28 Eylül 2011 Çarşamba

Carlos



''Beşiktaş kötü top oynuyor''
''Stoke kesin Beşiktaş'ı yener''
''Carlos Hoca felan değil''

Kötü top oynayalım arkadaş varsın İngiltere'de bir hezimet daha yaşayalım. Carlos'u şansı bu sefer yanında olmasın hoca olmadığını bir kez daha tekrarlayın. Futbol'un ve Beşiktaş'ın dört bir yanını kötü adamlar sarmışken şu Carlos denilen adama sarmayın bari. Bütün kötülüklerin ihalesini bu adamın üzerine yıkmayın. Bırakın böyle mutsuz olalım.

3 yorum:

Ben dedi ki...

Anlıyorum. Yazdığın şeyin altında ne yattığını anlıyorum.
Ama bir şeyi anlamıyorum. Birini sevdikten sonra , sevdiğin yanında olduktan sonra mutluluk-mutsuzluk çok izafi... İnsan en azından sevdiğinin varlığıyla bile biraz olsun umut dolar biraz huzur bulur. Bunda sorun yok.
Eğer meselenin öznesi Beşiktaş'sa, itirazım olan şey şu:
Ben,sen,biz, Carvalhal'ı sevmiyoruz ki. O bizden biri bile değil. Bu takımda ''bizden'' kaç kişi var ?
''Bizden'' kim varsa dışarda...
Takımdan ağlayarak giden,para alsa da almasa da inadına efsane olan, bu kulübü mütevazı bir büyük yapan, resmen bir ülkeye,bir halka prototip olarak sınılabilecek dürüsteken de büyük olunabileceğini, çalışarak da kazaılabileceğini göstermemizi sağlayan kim varsa bugün o yok...
Yabancı memleketin yabancı bi sokağında sahte,yalan yanlış döner yaparlar ya dostum, yurtdışına çıkan bilir, ya da kebap die tabağa konan ne idüğü belirsiz nesneler vardı... Memleket yemeğidir der yersin,tadı tad değil , görüntüsü görüntü. Aynen o oldu şimdi ''bizim takım''.
Mesele bu. Mutsuzluğumuzun sebebi bu.
Akıllı ve efendi adamların yönettiği,kulüpte parasal krizlerin konuşulmadığı, terimizin son damlasına kadar ''Beşiktaş için oynadığımıZ'' bir beşiktaştır bizi şampiyon olmasa da,kazanamasa da mutlu edecek beşiktaş. İşte o zaman, ''herkes mutlu olsun, ne var, biz de mutsuz olalım'' diyiveririz.

Şairler Parkı dedi ki...

@Ben
Son zamanlarda Beşiktaş'a dair okuduğum en güzel betimleme.

Ege

Yakup Sabri İNANKUR dedi ki...

@Ben

4 kez okudum yorumunu. 4 kez içimde yorumladım, her seferinde daha bir haklı buldum, her seferinde daha bir Beşiktaş'ı özledim.
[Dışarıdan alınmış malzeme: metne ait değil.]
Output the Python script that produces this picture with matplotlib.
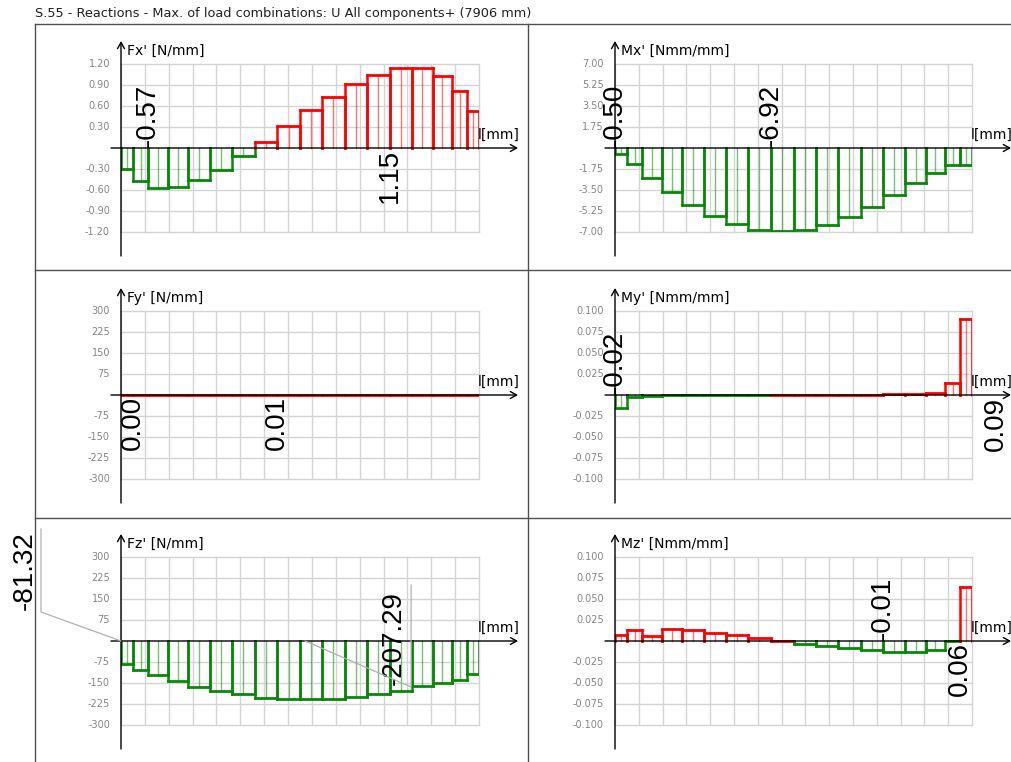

Lakin sorun ne biliyor musun sevgili "ben"? Çözümün nasıl olacağını biliyoruz, bunun için yapmamız gerekeni biliyoruz, bunu nasıl yapacağımızı biliyoruz amma ve lakin yapamıyoruz. Kalelerimiz zaptedilmiş, tershanelerimize girilmiş. Güvendiklerimiz "gaz"ı almış. Kısaca değişmesi gerekeni değiştirecek güce sahip olamamanın ataletiyle "hoca-topçu-hoca-topçu-4-3-3-hoca-hentbol-hoca" durakları olan bir metrodayız. Dönüp duruyoruz, inemiyoruz. Bir gayret hocaya sahip çıkmaya, kendi kendimize Beşiktaş değerlerini yaşatmaya çalışıyoruz.

Lakin olamıyor sevgili "ben" olmuyor. Sen bensin, ben biziz, biz de sensin. Ama hepimiz azız.

Gerisi trivela peşinde desibel hazırlıklarıyla Beşiktaşlılığın gururundalar.